Reporters from NBC grilled White House press secretary Sean Spicer on Monday over whether the broader American public can take President Trump at his word, following a series of vague tweets and contradictory statements from the Trump administration.
Sean Spicer hits back at NBC reporter https://t.co/t52Unf2Cch pic.twitter.com/BQanU1IJVa— Washington Examiner (@dcexaminer) March 13, 2017
The two reporters confronted Spicer during Monday’s briefing about the president’s feelings toward government-provided data and his recent tweets about the previous administration’s alleged surveillance of his campaign associates.
“When should Americans trust the president?” NBC’s Peter Alexander asked Spicer during an exchange about the latest jobs report.
The White House had celebrated new employment figures from the Bureau of Labor Statistics last Friday, marking a departure from Trump’s criticism of jobs data in the past.
“Should [Americans] trust the president — is it phony or real — when he says that President Obama was wiretapping?” Alexander asked Spicer on Monday, seemingly mocking the comment Trump’s press secretary had made a week prior.

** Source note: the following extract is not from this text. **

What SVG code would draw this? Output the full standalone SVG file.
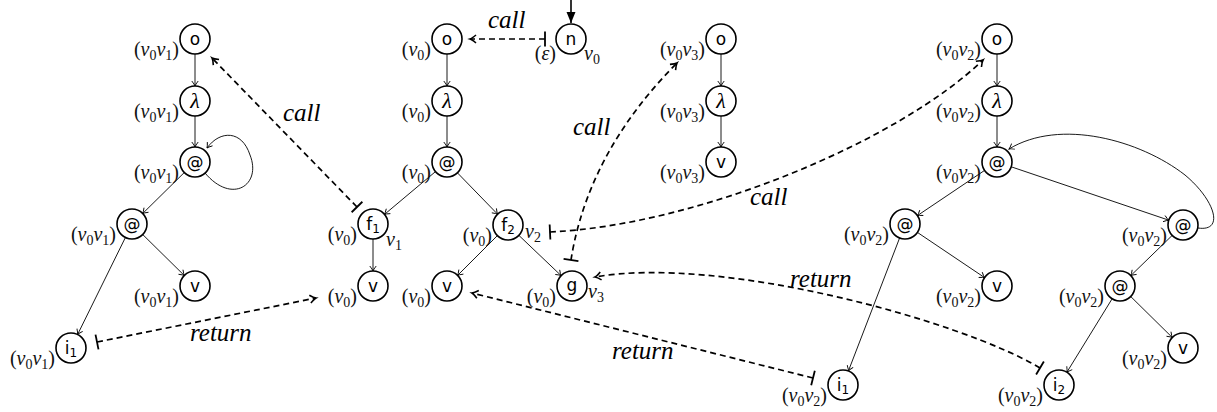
<svg xmlns="http://www.w3.org/2000/svg" width="1217" height="412" viewBox="0 0 1217 412">
<style>
circle{fill:#fff;stroke:#000;stroke-width:1.6}
.nt{font-family:"DejaVu Sans",sans-serif;font-size:17px;text-anchor:middle;fill:#000}
.lam{font-family:"Liberation Serif",serif;font-style:italic;font-size:22px;text-anchor:middle}
.ns{font-size:12px}
.lab{font-family:"Liberation Serif",serif;font-size:20px;text-anchor:end;fill:#111}
.lab2{font-family:"Liberation Serif",serif;font-size:20px;fill:#111}
.i{font-style:italic}
.s{font-size:14px}
.cl{font-family:"Liberation Serif",serif;font-style:italic;font-size:25px;fill:#000}
.e{fill:none;stroke:#000;stroke-width:0.9;marker-end:url(#ta)}
.d{fill:none;stroke:#000;stroke-width:1.7;stroke-dasharray:6 4;marker-start:url(#bar);marker-end:url(#da)}
</style>
<defs>
<marker id="ta" markerUnits="userSpaceOnUse" viewBox="-10 -10 20 20" markerWidth="20" markerHeight="20" refX="0" refY="0" orient="auto" overflow="visible">
<path d="M-5,-3.2 Q-1.5,-0.5 0,0 Q-1.5,0.5 -5,3.2" fill="none" stroke="#000" stroke-width="0.9"/>
</marker>
<marker id="da" markerUnits="userSpaceOnUse" viewBox="-10 -10 20 20" markerWidth="20" markerHeight="20" refX="0" refY="0" orient="auto" overflow="visible">
<path d="M-6,-4 Q-2,-0.6 0,0 Q-2,0.6 -6,4" fill="none" stroke="#000" stroke-width="1.6"/>
</marker>
<marker id="bar" markerUnits="userSpaceOnUse" viewBox="-10 -10 20 20" markerWidth="20" markerHeight="20" refX="0" refY="0" orient="auto" overflow="visible">
<path d="M0,-7.5 L0,7.5" fill="none" stroke="#000" stroke-width="1.8"/>
</marker>
<marker id="fa" markerUnits="userSpaceOnUse" viewBox="-10 -10 20 20" markerWidth="20" markerHeight="20" refX="0" refY="0" orient="auto" overflow="visible">
<path d="M-11,-4.5 L0,0 L-11,4.5 Z" fill="#000" stroke="none"/>
</marker>
</defs>

<g id="connectors">
<!-- tree A -->
<path class="e" d="M195,54 L195,86"/>
<path class="e" d="M195,116 L195,147"/>
<path class="e" d="M184.3,172.5 L142.7,213.5"/>
<path class="e" d="M142.7,234.5 L184.3,275.5"/>
<path class="e" d="M125.4,237.5 L77.6,334.5"/>
<path class="e" d="M205,173 C232,205 262,185 250,155 C242,130 220,130 207,148"/>
<!-- tree B -->
<path class="e" d="M447,54 L447,86"/>
<path class="e" d="M447,116 L447,147"/>
<path class="e" d="M435.5,171.6 L384.5,214.4"/>
<path class="e" d="M457.4,172.8 L497.6,214.2"/>
<path class="e" d="M373,239 L373,271"/>
<path class="e" d="M497.4,235.6 L457.6,275.4"/>
<path class="e" d="M518.9,235.4 L561.1,275.6"/>
<!-- tree C -->
<path class="e" d="M721,54 L721,86"/>
<path class="e" d="M721,116 L721,147"/>
<!-- tree D -->
<path class="e" d="M997,54 L997,86"/>
<path class="e" d="M997,116 L997,147"/>
<path class="e" d="M984.6,170.4 L917.4,215.6"/>
<path class="e" d="M1011.2,166.8 L1168.8,220.2"/>
<path class="e" d="M917.4,232.4 L984.6,277.6"/>
<path class="e" d="M899.6,238 L848.4,371"/>
<path class="e" d="M1172.2,235.4 L1130.8,275.6"/>
<path class="e" d="M1112.1,298.8 L1066.9,372.2"/>
<path class="e" d="M1130.7,296.5 L1172.3,337.5"/>
<path class="e" d="M1198,228 C1225,232 1215,200 1185,175 C1140,140 1060,118 1009,149"/>
<!-- entry arrow -->
<path d="M571,0 L571,23" fill="none" stroke="#000" stroke-width="1.6" marker-end="url(#fa)"/>
<!-- calls -->
<path class="d" d="M545,39 L470,39"/>
<path class="d" d="M357,207 L212,58"/>
<path class="d" d="M571,260 C578,215 600,140 677,63"/>
<path class="d" d="M550,232 C700,225 900,140 983,60"/>
<!-- returns -->
<path class="d" d="M97,342 L316,298"/>
<path class="d" d="M813,378 L472,293"/>
<path class="d" d="M1040,368 C960,320 720,255 595,277"/>
<text class="cl" x="488" y="28">call</text>
<text class="cl" x="283" y="121">call</text>
<text class="cl" x="573" y="135">call</text>
<text class="cl" x="750" y="205">call</text>
<text class="cl" x="190" y="341">return</text>
<text class="cl" x="612" y="359">return</text>
<text class="cl" x="790" y="287">return</text>
</g>

<!-- Tree A -->
<g id="A_o"><circle cx="195" cy="39" r="15"/><text class="nt" x="195" y="45">o</text>
<text class="lab" x="179" y="56">(<tspan class="i">v</tspan><tspan class="s" dy="4">0</tspan><tspan class="i" dy="-4">v</tspan><tspan class="s" dy="4">1</tspan><tspan dy="-4">)</tspan></text></g>
<g id="A_lam"><circle cx="195" cy="101" r="15"/><text class="lam" x="195" y="108">λ</text>
<text class="lab" x="179" y="118">(<tspan class="i">v</tspan><tspan class="s" dy="4">0</tspan><tspan class="i" dy="-4">v</tspan><tspan class="s" dy="4">1</tspan><tspan dy="-4">)</tspan></text></g>
<g id="A_at1"><circle cx="195" cy="162" r="15"/><text class="nt" x="195" y="168">@</text>
<text class="lab" x="179" y="179">(<tspan class="i">v</tspan><tspan class="s" dy="4">0</tspan><tspan class="i" dy="-4">v</tspan><tspan class="s" dy="4">1</tspan><tspan dy="-4">)</tspan></text></g>
<g id="A_at2"><circle cx="132" cy="224" r="15"/><text class="nt" x="132" y="230">@</text>
<text class="lab" x="116" y="241">(<tspan class="i">v</tspan><tspan class="s" dy="4">0</tspan><tspan class="i" dy="-4">v</tspan><tspan class="s" dy="4">1</tspan><tspan dy="-4">)</tspan></text></g>
<g id="A_v"><circle cx="195" cy="286" r="15"/><text class="nt" x="195" y="292">v</text>
<text class="lab" x="179" y="303">(<tspan class="i">v</tspan><tspan class="s" dy="4">0</tspan><tspan class="i" dy="-4">v</tspan><tspan class="s" dy="4">1</tspan><tspan dy="-4">)</tspan></text></g>
<g id="A_i1"><circle cx="71" cy="348" r="15"/><text class="nt" x="71" y="354">i<tspan class="ns" dy="3">1</tspan></text>
<text class="lab" x="55" y="365">(<tspan class="i">v</tspan><tspan class="s" dy="4">0</tspan><tspan class="i" dy="-4">v</tspan><tspan class="s" dy="4">1</tspan><tspan dy="-4">)</tspan></text></g>

<!-- Tree B -->
<g id="B_n"><circle cx="571" cy="39" r="15"/><text class="nt" x="571" y="45">n</text>
<text class="lab" x="556" y="60">(<tspan class="i">ε</tspan>)</text>
<text class="lab2" x="584" y="60"><tspan class="i">v</tspan><tspan class="s" dy="4">0</tspan></text></g>
<g id="B_o"><circle cx="447" cy="39" r="15"/><text class="nt" x="447" y="45">o</text>
<text class="lab" x="431" y="56">(<tspan class="i">v</tspan><tspan class="s" dy="4">0</tspan><tspan dy="-4">)</tspan></text></g>
<g id="B_lam"><circle cx="447" cy="101" r="15"/><text class="lam" x="447" y="108">λ</text>
<text class="lab" x="431" y="118">(<tspan class="i">v</tspan><tspan class="s" dy="4">0</tspan><tspan dy="-4">)</tspan></text></g>
<g id="B_at"><circle cx="447" cy="162" r="15"/><text class="nt" x="447" y="168">@</text>
<text class="lab" x="431" y="179">(<tspan class="i">v</tspan><tspan class="s" dy="4">0</tspan><tspan dy="-4">)</tspan></text></g>
<g id="B_f1"><circle cx="373" cy="224" r="15"/><text class="nt" x="373" y="230">f<tspan class="ns" dy="3">1</tspan></text>
<text class="lab" x="357" y="241">(<tspan class="i">v</tspan><tspan class="s" dy="4">0</tspan><tspan dy="-4">)</tspan></text>
<text class="lab2" x="386" y="246"><tspan class="i">v</tspan><tspan class="s" dy="4">1</tspan></text></g>
<g id="B_f2"><circle cx="508" cy="225" r="15"/><text class="nt" x="508" y="231">f<tspan class="ns" dy="3">2</tspan></text>
<text class="lab" x="492" y="242">(<tspan class="i">v</tspan><tspan class="s" dy="4">0</tspan><tspan dy="-4">)</tspan></text>
<text class="lab2" x="525" y="238"><tspan class="i">v</tspan><tspan class="s" dy="4">2</tspan></text></g>
<g id="B_v1"><circle cx="373" cy="286" r="15"/><text class="nt" x="373" y="292">v</text>
<text class="lab" x="357" y="303">(<tspan class="i">v</tspan><tspan class="s" dy="4">0</tspan><tspan dy="-4">)</tspan></text></g>
<g id="B_v2"><circle cx="447" cy="286" r="15"/><text class="nt" x="447" y="292">v</text>
<text class="lab" x="431" y="303">(<tspan class="i">v</tspan><tspan class="s" dy="4">0</tspan><tspan dy="-4">)</tspan></text></g>
<g id="B_g"><circle cx="572" cy="286" r="15"/><text class="nt" x="572" y="291">g</text>
<text class="lab" x="556" y="303">(<tspan class="i">v</tspan><tspan class="s" dy="4">0</tspan><tspan dy="-4">)</tspan></text>
<text class="lab2" x="588" y="298"><tspan class="i">v</tspan><tspan class="s" dy="4">3</tspan></text></g>

<!-- Tree C -->
<g id="C_o"><circle cx="721" cy="39" r="15"/><text class="nt" x="721" y="45">o</text>
<text class="lab" x="705" y="56">(<tspan class="i">v</tspan><tspan class="s" dy="4">0</tspan><tspan class="i" dy="-4">v</tspan><tspan class="s" dy="4">3</tspan><tspan dy="-4">)</tspan></text></g>
<g id="C_lam"><circle cx="721" cy="101" r="15"/><text class="lam" x="721" y="108">λ</text>
<text class="lab" x="705" y="118">(<tspan class="i">v</tspan><tspan class="s" dy="4">0</tspan><tspan class="i" dy="-4">v</tspan><tspan class="s" dy="4">3</tspan><tspan dy="-4">)</tspan></text></g>
<g id="C_v"><circle cx="721" cy="162" r="15"/><text class="nt" x="721" y="168">v</text>
<text class="lab" x="705" y="179">(<tspan class="i">v</tspan><tspan class="s" dy="4">0</tspan><tspan class="i" dy="-4">v</tspan><tspan class="s" dy="4">3</tspan><tspan dy="-4">)</tspan></text></g>

<!-- Tree D -->
<g id="D_o"><circle cx="997" cy="39" r="15"/><text class="nt" x="997" y="45">o</text>
<text class="lab" x="981" y="56">(<tspan class="i">v</tspan><tspan class="s" dy="4">0</tspan><tspan class="i" dy="-4">v</tspan><tspan class="s" dy="4">2</tspan><tspan dy="-4">)</tspan></text></g>
<g id="D_lam"><circle cx="997" cy="101" r="15"/><text class="lam" x="997" y="108">λ</text>
<text class="lab" x="981" y="118">(<tspan class="i">v</tspan><tspan class="s" dy="4">0</tspan><tspan class="i" dy="-4">v</tspan><tspan class="s" dy="4">2</tspan><tspan dy="-4">)</tspan></text></g>
<g id="D_at"><circle cx="997" cy="162" r="15"/><text class="nt" x="997" y="168">@</text>
<text class="lab" x="981" y="179">(<tspan class="i">v</tspan><tspan class="s" dy="4">0</tspan><tspan class="i" dy="-4">v</tspan><tspan class="s" dy="4">2</tspan><tspan dy="-4">)</tspan></text></g>
<g id="D_at2"><circle cx="905" cy="224" r="15"/><text class="nt" x="905" y="230">@</text>
<text class="lab" x="889" y="241">(<tspan class="i">v</tspan><tspan class="s" dy="4">0</tspan><tspan class="i" dy="-4">v</tspan><tspan class="s" dy="4">2</tspan><tspan dy="-4">)</tspan></text></g>
<g id="D_v1"><circle cx="997" cy="286" r="15"/><text class="nt" x="997" y="292">v</text>
<text class="lab" x="981" y="303">(<tspan class="i">v</tspan><tspan class="s" dy="4">0</tspan><tspan class="i" dy="-4">v</tspan><tspan class="s" dy="4">2</tspan><tspan dy="-4">)</tspan></text></g>
<g id="D_at3"><circle cx="1183" cy="225" r="15"/><text class="nt" x="1183" y="231">@</text>
<text class="lab" x="1167" y="242">(<tspan class="i">v</tspan><tspan class="s" dy="4">0</tspan><tspan class="i" dy="-4">v</tspan><tspan class="s" dy="4">2</tspan><tspan dy="-4">)</tspan></text></g>
<g id="D_at4"><circle cx="1120" cy="286" r="15"/><text class="nt" x="1120" y="292">@</text>
<text class="lab" x="1104" y="303">(<tspan class="i">v</tspan><tspan class="s" dy="4">0</tspan><tspan class="i" dy="-4">v</tspan><tspan class="s" dy="4">2</tspan><tspan dy="-4">)</tspan></text></g>
<g id="D_v2"><circle cx="1183" cy="348" r="15"/><text class="nt" x="1183" y="354">v</text>
<text class="lab" x="1167" y="365">(<tspan class="i">v</tspan><tspan class="s" dy="4">0</tspan><tspan class="i" dy="-4">v</tspan><tspan class="s" dy="4">2</tspan><tspan dy="-4">)</tspan></text></g>
<g id="D_i1"><circle cx="843" cy="385" r="15"/><text class="nt" x="843" y="391">i<tspan class="ns" dy="3">1</tspan></text>
<text class="lab" x="827" y="402">(<tspan class="i">v</tspan><tspan class="s" dy="4">0</tspan><tspan class="i" dy="-4">v</tspan><tspan class="s" dy="4">2</tspan><tspan dy="-4">)</tspan></text></g>
<g id="D_i2"><circle cx="1059" cy="385" r="15"/><text class="nt" x="1059" y="391">i<tspan class="ns" dy="3">2</tspan></text>
<text class="lab" x="1043" y="402">(<tspan class="i">v</tspan><tspan class="s" dy="4">0</tspan><tspan class="i" dy="-4">v</tspan><tspan class="s" dy="4">2</tspan><tspan dy="-4">)</tspan></text></g>
</svg>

“On the Congressional Budget Office report, does the president think it was real now and is phony now?” Alexander continued. “When [Trump] says something, can we trust that it’s real, or should we assume that it’s phony?”
“Yes … you should trust that it’s real, absolutely,” Spicer shot back. “Every time he speaks authoritatively … that he speaks, he’s speaking as the president of the United States.”
A similar exchanged played out minutes later when NBC News’ Hallie Jackson asked Spicer whether Trump’s tweets are to be taken at face value.
“When do you decide when a president’s tweets, when his words are open to interpretation, and when those words stand on their own,” the reporter asked, noting that Spicer had said Trump meant the previous administration was surveilling his campaign in one way or another when he accused Obama of “wiretapping” his aides.
“The president used the word wiretaps in quotes to mean, broadly, surveillance and other activities,” Spicer said, a week after telling reporters that the same tweet “stands for itself.”
Both exchanges came just days after NBC’s Chris Jansing asked the top Trump spokesman if the president “has a credibility issue” because he had misstated in a tweet the number of Guantanamo Bay detainees Obama released during his time in office.